Suburban stories create more space for phenomenological responses than those set in the CBD. A moment of reflection is the incentive rather than a book launch. Will the CBD ever be a viable setting for the kind of work that is valued in Australia? 

RMIT offers writing courses in the city, as does the Council for Adult Education and Writers Victoria. A book club meets monthly at bars around the city and classifies its selections according to genres such as ethical dilemmas, redemption, urban fiction, English classics, indigenous author and dysfunctional families. Does the CBD belong to the reader rather than the writer? Are CBD people looking for drama?

Dr Prendergast advises her students to look for telling details. Sitting beside her at the table at Young and Jackson are two men also with PhDs. Their area of specialisation is road engineering. They can talk quite knowledgeably about bitumen. They are rather charming in their delight to be meeting a published writer. Julia begins to blossom. Is there such a thing as too much introspection?

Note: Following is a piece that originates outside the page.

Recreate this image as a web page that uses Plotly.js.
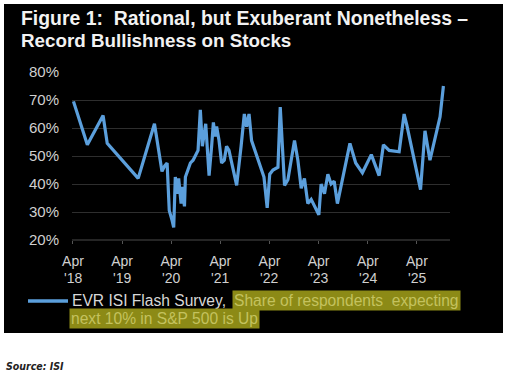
<!DOCTYPE html>
<html>
<head>
<meta charset="utf-8">
<script src="https://cdn.plot.ly/plotly-3.0.1.min.js"></script>
<style>
  html, body { margin: 0; padding: 0; background: #ffffff; }
  #bg { position: absolute; left: 4px; top: 4px; width: 499px; height: 329px; background: #000000; }
  #chart { position: absolute; left: 0; top: 0; width: 507px; height: 378px; }
</style>
</head>
<body>
<div id="bg"></div>
<div id="chart"></div>
<script>
const dates = [
  '2018-04-05','2018-07-17','2018-11-11','2018-12-12','2019-07-30','2019-11-28',
  '2020-01-23','2020-02-12','2020-03-01','2020-03-17','2020-04-07','2020-04-19',
  '2020-05-01','2020-05-14','2020-05-26','2020-06-13','2020-06-20','2020-07-08',
  '2020-07-15','2020-08-01','2020-08-21','2020-09-10','2020-09-27','2020-10-17',
  '2020-11-03','2020-11-18','2020-12-13','2021-01-07','2021-01-26','2021-02-08',
  '2021-02-21','2021-03-04','2021-03-22','2021-04-10','2021-04-30','2021-05-17',
  '2021-06-04','2021-06-19','2021-07-31','2021-09-02','2021-09-26','2021-10-13',
  '2021-10-31','2021-11-19','2021-12-14','2022-01-08','2022-02-01','2022-02-19',
  '2022-03-15','2022-04-03','2022-04-27','2022-06-03','2022-06-20','2022-07-22',
  '2022-08-16','2022-10-04','2022-10-29','2022-11-23','2022-12-17','2023-01-11',
  '2023-02-05','2023-03-01','2023-04-03','2023-04-20','2023-05-15','2023-06-09',
  '2023-07-03','2023-07-26','2023-08-19','2023-11-20','2024-01-02','2024-02-21',
  '2024-04-27','2024-06-24','2024-07-26','2024-09-07','2024-11-20','2024-12-27',
  '2025-01-16','2025-04-28','2025-05-31','2025-07-07','2025-08-31','2025-09-20',
  '2025-10-15'
];
const bullishShare = [
  69.5, 54, 64.5, 54.5, 42, 61.5,
  44.5, 46.5, 47.5, 30.5, 27, 24.5,
  42.5, 36.5, 42, 33, 39, 32,
  42.5, 45, 47.5, 48.5, 50, 52,
  66.5, 53.5, 61.5, 43, 53.5, 62,
  57, 60.5, 55.5, 47.5, 48.5, 53.5,
  52, 48.5, 39.5, 53.5, 65, 60.5,
  65, 55.5, 52, 48.5, 45, 42.5,
  31.5, 43.5, 45, 46, 67.5, 39.5,
  41.5, 55.5, 48.5, 38.5, 42, 33,
  34.5, 32, 29, 40, 36.5, 43.5,
  40, 41, 33, 54.5, 47.5, 44,
  50.5, 43, 54, 52, 51.5, 65,
  61, 38, 59, 48.5, 60.5, 64,
  75
];
const xTickVals = ['2018-04-01','2019-04-01','2020-04-01','2021-04-01','2022-04-01','2023-04-01','2024-04-01','2025-04-01'];
const xTickMonth = ['Apr','Apr','Apr','Apr','Apr','Apr','Apr','Apr'];
const xTickYear = ["'18","'19","'20","'21","'22","'23","'24","'25"];
const yTickVals = [20, 30, 40, 50, 60, 70, 80];
const yTickText = ['20%','30%','40%','50%','60%','70%','80%'];

const seriesName = 'EVR ISI Flash Survey, ';
const highlight1 = 'Share of respondents&nbsp; expecting';
const highlight2 = 'next 10% in S&amp;P 500 is Up';
const titleLine1 = 'Figure 1:&nbsp;&nbsp;Rational, but Exuberant Nonetheless&nbsp;–';
const titleLine2 = 'Record Bullishness on Stocks';
const sourceText = 'Source: ISI';

const W = 507, H = 378;
const M = { l: 72, r: 57, t: 71.7, b: 138 };
const pw = W - M.l - M.r, ph = H - M.t - M.b;
const px = x => (x - M.l) / pw;
const py = y => (H - M.b - y) / ph;

const lineColor = '#5b9fdc';
const font = 'Liberation Sans, Arial, sans-serif';

const trace = {
  x: dates, y: bullishShare, type: 'scatter', mode: 'lines',
  line: { color: lineColor, width: 3.2 },
  name: seriesName, showlegend: false, hoverinfo: 'skip'
};

const yearAnnotations = xTickVals.map((v, i) => ({
  text: xTickYear[i], xref: 'x', yref: 'paper', x: v, y: py(278.5),
  xanchor: 'center', yanchor: 'middle', showarrow: false, borderpad: 0,
  font: { size: 14, color: '#d0d0d0', family: font }
}));

const layout = {
  width: W, height: H,
  margin: M,
  paper_bgcolor: 'rgba(0,0,0,0)',
  plot_bgcolor: 'rgba(0,0,0,0)',
  showlegend: false,
  font: { family: font, color: '#d4d4d4' },
  xaxis: {
    type: 'date',
    range: ['2018-03-25', '2025-12-03'],
    tickmode: 'array', tickvals: xTickVals, ticktext: xTickMonth,
    tickfont: { size: 14, color: '#d0d0d0', family: font },
    showgrid: false, zeroline: false,
    showline: false,
    ticks: 'outside', ticklen: 3, tickcolor: '#555555', tickwidth: 1,
    ticklabelstandoff: 5
  },
  yaxis: {
    range: [20, 80],
    tickmode: 'array', tickvals: yTickVals, ticktext: yTickText,
    tickfont: { size: 15, color: '#d0d0d0', family: font },
    showgrid: true, gridcolor: '#2e2e2e', gridwidth: 1,
    zeroline: false, showline: false, ticks: '',
    ticklabelstandoff: 12
  },
  shapes: [
    { type: 'line', xref: 'paper', yref: 'paper', x0: 0, x1: 1, y0: 0, y1: 0,
      line: { color: '#4a4a4a', width: 1 }, layer: 'below' },
    { type: 'line', xref: 'paper', yref: 'paper', x0: px(28), x1: px(68), y0: py(301), y1: py(301),
      line: { color: lineColor, width: 3.5 } }
  ],
  annotations: [
    { text: '<b>' + titleLine1 + '</b>', xref: 'paper', yref: 'paper', x: px(19), y: py(17.5),
      xanchor: 'left', yanchor: 'middle', showarrow: false,
      font: { size: 19.4, color: '#f2f2f2', family: font } },
    { text: '<b>' + titleLine2 + '</b>', xref: 'paper', yref: 'paper', x: px(19), y: py(40.5),
      xanchor: 'left', yanchor: 'middle', showarrow: false,
      font: { size: 18.8, color: '#f2f2f2', family: font } },
    { text: seriesName, xref: 'paper', yref: 'paper', x: px(70), y: py(301),
      xanchor: 'left', yanchor: 'middle', showarrow: false,
      font: { size: 15.6, color: '#d8d8d8', family: font } },
    { text: highlight1, xref: 'paper', yref: 'paper', x: px(232), y: py(301),
      xanchor: 'left', yanchor: 'middle', showarrow: false,
      bgcolor: '#8c8a16', borderpad: 1,
      font: { size: 15.6, color: '#c4c25e', family: font } },
    { text: highlight2, xref: 'paper', yref: 'paper', x: px(69), y: py(319),
      xanchor: 'left', yanchor: 'middle', showarrow: false,
      bgcolor: '#8c8a16', borderpad: 1,
      font: { size: 15.6, color: '#c4c25e', family: font } },
    { text: '<b><i>' + sourceText + '</i></b>', xref: 'paper', yref: 'paper', x: px(4), y: py(366),
      xanchor: 'left', yanchor: 'middle', showarrow: false,
      font: { size: 10.5, color: '#222222', family: 'Liberation Sans Narrow, DejaVu Sans Condensed, Arial Narrow, sans-serif' } }
  ].concat(yearAnnotations)
};

Plotly.newPlot('chart', [trace], layout, { staticPlot: true, displayModeBar: false });
</script>
</body>
</html>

“What I like about the CBD is that it’s so anonymous. People act out in symbolic ways,” she said. Creative writing students tend to base their stories on themselves. What if they tried a bit of projection rather than introjection? It might be amusing to create a character who designs roads rather than a subjective prison. 

The precarious trajectory of the individual rings a bell with contemporary readers. A writer lifts up the carapace of society and looks at what’s lurking beneath. Cooking for six children must be a trial. Even creative writing must seem like a breeze in comparison. Closely focalised narratives may seem suburban compared to genre pieces that escape the confines of the self but who’s to judge? Only a brave critic would dare suggest that Julia put her feet up. There are conferences to attend and people to meet. The life of a writer can be quite cosmopolitan.

“I’m interested in what happens behind closed doors,” she said. The best locations are secrets and she’s not giving them away. You need an open mind in the big city.